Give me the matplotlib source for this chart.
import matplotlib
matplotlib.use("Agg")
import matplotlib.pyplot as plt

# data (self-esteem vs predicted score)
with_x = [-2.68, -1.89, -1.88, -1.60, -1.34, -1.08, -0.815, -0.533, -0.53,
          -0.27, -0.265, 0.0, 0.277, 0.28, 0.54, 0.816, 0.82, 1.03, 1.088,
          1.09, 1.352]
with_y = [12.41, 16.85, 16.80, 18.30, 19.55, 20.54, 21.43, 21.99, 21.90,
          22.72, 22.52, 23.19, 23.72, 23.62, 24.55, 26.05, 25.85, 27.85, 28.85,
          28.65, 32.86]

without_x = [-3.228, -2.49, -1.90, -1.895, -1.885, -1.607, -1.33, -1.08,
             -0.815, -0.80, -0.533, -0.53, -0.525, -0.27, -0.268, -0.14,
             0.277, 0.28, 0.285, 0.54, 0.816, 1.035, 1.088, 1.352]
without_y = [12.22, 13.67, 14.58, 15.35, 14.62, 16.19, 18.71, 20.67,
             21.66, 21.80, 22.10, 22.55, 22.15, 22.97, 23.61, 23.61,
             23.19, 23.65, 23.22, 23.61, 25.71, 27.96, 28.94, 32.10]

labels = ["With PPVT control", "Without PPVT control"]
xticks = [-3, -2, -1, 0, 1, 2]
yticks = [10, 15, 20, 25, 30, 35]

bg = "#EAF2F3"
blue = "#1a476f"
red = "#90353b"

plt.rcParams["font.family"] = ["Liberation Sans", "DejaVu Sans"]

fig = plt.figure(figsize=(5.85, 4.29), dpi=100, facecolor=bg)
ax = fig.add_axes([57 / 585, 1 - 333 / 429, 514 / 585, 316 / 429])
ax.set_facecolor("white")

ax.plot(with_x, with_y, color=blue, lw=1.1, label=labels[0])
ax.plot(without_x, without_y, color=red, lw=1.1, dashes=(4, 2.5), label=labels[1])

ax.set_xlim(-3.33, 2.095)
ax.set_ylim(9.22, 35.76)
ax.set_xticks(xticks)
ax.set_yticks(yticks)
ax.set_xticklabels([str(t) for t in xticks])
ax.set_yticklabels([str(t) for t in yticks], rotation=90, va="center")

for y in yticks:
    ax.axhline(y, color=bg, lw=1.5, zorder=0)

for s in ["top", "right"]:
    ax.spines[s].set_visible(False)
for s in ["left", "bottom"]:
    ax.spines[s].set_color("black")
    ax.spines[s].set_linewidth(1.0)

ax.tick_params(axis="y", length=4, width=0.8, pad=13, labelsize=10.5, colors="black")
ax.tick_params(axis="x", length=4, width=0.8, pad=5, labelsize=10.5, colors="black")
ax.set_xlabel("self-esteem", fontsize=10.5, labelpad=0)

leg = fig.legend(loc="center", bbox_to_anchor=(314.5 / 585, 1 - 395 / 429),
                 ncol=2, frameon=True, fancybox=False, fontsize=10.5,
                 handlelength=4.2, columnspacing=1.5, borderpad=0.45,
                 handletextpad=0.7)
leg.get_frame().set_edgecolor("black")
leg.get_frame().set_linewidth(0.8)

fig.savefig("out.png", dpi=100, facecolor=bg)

################

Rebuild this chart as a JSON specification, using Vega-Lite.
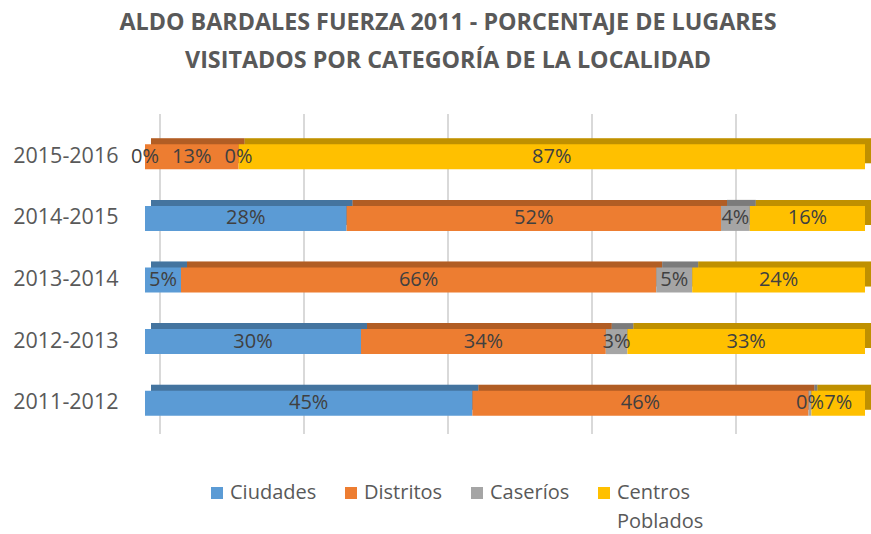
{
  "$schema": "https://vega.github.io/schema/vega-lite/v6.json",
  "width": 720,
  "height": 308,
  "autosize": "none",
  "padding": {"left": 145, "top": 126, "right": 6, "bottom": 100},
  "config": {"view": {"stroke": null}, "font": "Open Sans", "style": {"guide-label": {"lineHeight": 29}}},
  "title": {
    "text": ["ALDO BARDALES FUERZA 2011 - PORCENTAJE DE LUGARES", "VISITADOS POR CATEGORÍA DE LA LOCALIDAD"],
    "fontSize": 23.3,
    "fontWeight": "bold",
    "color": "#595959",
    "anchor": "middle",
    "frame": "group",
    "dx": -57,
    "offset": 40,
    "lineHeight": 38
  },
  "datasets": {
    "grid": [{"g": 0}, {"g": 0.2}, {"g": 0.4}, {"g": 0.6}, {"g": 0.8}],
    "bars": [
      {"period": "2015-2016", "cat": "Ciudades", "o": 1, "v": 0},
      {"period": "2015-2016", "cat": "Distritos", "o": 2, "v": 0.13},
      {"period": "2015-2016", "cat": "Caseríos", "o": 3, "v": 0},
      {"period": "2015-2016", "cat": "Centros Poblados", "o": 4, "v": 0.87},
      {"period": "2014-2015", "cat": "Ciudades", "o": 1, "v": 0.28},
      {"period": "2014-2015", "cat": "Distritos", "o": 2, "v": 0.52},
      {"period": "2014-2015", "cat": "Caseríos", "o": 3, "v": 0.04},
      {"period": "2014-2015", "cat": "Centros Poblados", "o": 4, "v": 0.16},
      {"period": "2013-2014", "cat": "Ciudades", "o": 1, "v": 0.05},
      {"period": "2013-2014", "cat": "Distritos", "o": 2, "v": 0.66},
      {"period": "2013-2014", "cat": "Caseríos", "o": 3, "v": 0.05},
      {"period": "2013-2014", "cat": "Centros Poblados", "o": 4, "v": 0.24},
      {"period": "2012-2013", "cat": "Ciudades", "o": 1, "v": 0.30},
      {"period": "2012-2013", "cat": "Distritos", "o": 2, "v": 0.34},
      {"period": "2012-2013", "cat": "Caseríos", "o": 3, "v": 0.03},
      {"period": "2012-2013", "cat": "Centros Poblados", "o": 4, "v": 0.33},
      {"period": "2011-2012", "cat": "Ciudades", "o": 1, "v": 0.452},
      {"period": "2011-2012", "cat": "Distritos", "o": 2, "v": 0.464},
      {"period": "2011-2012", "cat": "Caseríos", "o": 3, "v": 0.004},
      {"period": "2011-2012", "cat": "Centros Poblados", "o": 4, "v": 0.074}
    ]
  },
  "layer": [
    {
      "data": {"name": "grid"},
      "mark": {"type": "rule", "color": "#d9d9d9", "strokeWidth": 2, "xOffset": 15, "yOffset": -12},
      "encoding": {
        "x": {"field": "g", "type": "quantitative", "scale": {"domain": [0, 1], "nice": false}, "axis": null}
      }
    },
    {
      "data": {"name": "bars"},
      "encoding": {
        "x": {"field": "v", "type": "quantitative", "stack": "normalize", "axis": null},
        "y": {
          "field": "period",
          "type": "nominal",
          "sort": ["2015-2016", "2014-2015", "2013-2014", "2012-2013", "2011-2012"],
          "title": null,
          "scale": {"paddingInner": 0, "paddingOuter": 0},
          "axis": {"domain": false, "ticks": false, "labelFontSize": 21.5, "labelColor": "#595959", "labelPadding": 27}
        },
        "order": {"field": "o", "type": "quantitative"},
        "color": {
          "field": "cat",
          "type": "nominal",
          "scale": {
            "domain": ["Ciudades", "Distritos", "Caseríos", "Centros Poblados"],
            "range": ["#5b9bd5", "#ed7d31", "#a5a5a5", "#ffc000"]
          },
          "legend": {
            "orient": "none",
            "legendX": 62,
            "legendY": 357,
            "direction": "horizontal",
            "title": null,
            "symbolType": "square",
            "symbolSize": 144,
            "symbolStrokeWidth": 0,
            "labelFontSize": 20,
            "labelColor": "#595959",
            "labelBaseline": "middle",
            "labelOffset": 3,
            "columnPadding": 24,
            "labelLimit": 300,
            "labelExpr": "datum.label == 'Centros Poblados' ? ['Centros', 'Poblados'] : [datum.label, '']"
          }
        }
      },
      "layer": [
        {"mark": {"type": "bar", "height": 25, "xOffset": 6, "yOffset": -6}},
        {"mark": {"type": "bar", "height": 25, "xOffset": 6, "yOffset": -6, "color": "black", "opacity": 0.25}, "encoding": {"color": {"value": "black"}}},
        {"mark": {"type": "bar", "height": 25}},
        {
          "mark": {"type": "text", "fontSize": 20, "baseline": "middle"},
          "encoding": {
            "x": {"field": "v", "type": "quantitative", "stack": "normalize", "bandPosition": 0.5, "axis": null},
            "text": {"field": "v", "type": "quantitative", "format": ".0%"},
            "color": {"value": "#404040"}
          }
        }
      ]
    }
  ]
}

################

§ The problem
Show every line above in which the word "matplotlib" occurs.

§ Task result
Give me the matplotlib source for this chart.
import matplotlib
matplotlib.use("Agg")
import matplotlib.pyplot as plt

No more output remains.